Figure scripts
------------------------------------
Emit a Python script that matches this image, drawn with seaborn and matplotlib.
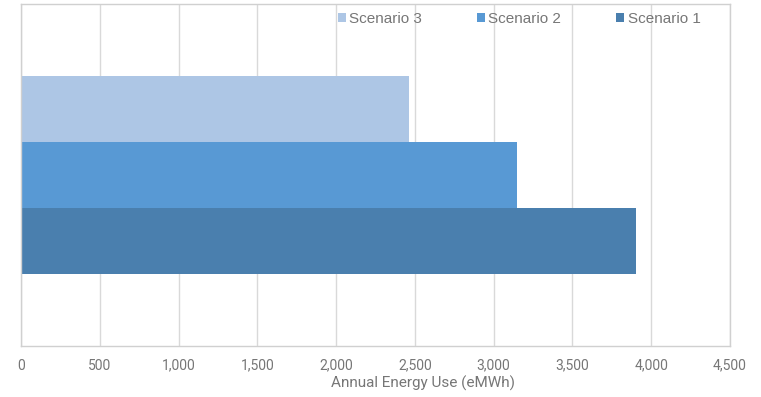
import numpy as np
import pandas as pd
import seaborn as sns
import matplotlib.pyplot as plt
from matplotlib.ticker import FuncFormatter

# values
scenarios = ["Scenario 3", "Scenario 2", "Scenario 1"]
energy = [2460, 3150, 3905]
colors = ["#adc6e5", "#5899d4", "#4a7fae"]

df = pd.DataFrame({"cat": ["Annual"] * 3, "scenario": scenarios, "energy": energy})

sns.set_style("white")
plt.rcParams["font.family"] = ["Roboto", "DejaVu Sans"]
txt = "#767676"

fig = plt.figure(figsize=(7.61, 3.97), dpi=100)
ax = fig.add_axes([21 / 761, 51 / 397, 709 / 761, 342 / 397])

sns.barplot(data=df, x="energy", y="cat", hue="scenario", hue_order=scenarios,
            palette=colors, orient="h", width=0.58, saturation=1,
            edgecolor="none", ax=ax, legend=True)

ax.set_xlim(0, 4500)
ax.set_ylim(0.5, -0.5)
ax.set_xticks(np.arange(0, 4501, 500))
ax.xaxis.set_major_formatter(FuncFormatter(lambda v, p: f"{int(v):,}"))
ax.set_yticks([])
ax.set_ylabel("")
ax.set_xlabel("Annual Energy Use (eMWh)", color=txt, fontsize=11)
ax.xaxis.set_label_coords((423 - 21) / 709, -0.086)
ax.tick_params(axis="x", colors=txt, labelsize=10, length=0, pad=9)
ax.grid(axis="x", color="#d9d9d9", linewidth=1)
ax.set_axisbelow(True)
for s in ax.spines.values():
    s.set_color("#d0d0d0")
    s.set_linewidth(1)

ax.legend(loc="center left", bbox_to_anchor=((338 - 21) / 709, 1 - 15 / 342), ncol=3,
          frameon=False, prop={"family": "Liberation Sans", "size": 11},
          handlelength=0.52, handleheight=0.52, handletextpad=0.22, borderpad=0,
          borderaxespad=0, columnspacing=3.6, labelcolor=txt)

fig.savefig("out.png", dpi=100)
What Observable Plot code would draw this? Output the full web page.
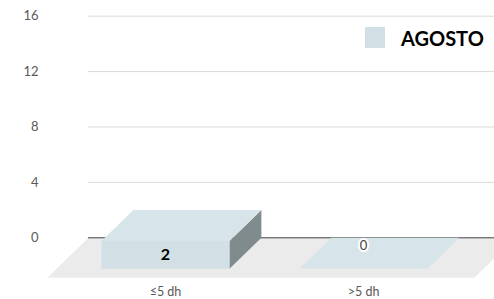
------------------------------------
Leave out every picture and copy the rest of the records exactly.

> **REPLY TO THE TASK**
Emit a Python script that matches this image, drawn with seaborn and matplotlib.
import numpy as np
import pandas as pd
import seaborn as sns
import matplotlib.pyplot as plt
from matplotlib.ticker import FuncFormatter

# values
scenarios = ["Scenario 3", "Scenario 2", "Scenario 1"]
energy = [2460, 3150, 3905]
colors = ["#adc6e5", "#5899d4", "#4a7fae"]

df = pd.DataFrame({"cat": ["Annual"] * 3, "scenario": scenarios, "energy": energy})

sns.set_style("white")
plt.rcParams["font.family"] = ["Roboto", "DejaVu Sans"]
txt = "#767676"

fig = plt.figure(figsize=(7.61, 3.97), dpi=100)
ax = fig.add_axes([21 / 761, 51 / 397, 709 / 761, 342 / 397])

sns.barplot(data=df, x="energy", y="cat", hue="scenario", hue_order=scenarios,
            palette=colors, orient="h", width=0.58, saturation=1,
            edgecolor="none", ax=ax, legend=True)

ax.set_xlim(0, 4500)
ax.set_ylim(0.5, -0.5)
ax.set_xticks(np.arange(0, 4501, 500))
ax.xaxis.set_major_formatter(FuncFormatter(lambda v, p: f"{int(v):,}"))
ax.set_yticks([])
ax.set_ylabel("")
ax.set_xlabel("Annual Energy Use (eMWh)", color=txt, fontsize=11)
ax.xaxis.set_label_coords((423 - 21) / 709, -0.086)
ax.tick_params(axis="x", colors=txt, labelsize=10, length=0, pad=9)
ax.grid(axis="x", color="#d9d9d9", linewidth=1)
ax.set_axisbelow(True)
for s in ax.spines.values():
    s.set_color("#d0d0d0")
    s.set_linewidth(1)

ax.legend(loc="center left", bbox_to_anchor=((338 - 21) / 709, 1 - 15 / 342), ncol=3,
          frameon=False, prop={"family": "Liberation Sans", "size": 11},
          handlelength=0.52, handleheight=0.52, handletextpad=0.22, borderpad=0,
          borderaxespad=0, columnspacing=3.6, labelcolor=txt)

fig.savefig("out.png", dpi=100)
What Observable Plot code would draw this? Output the full web page.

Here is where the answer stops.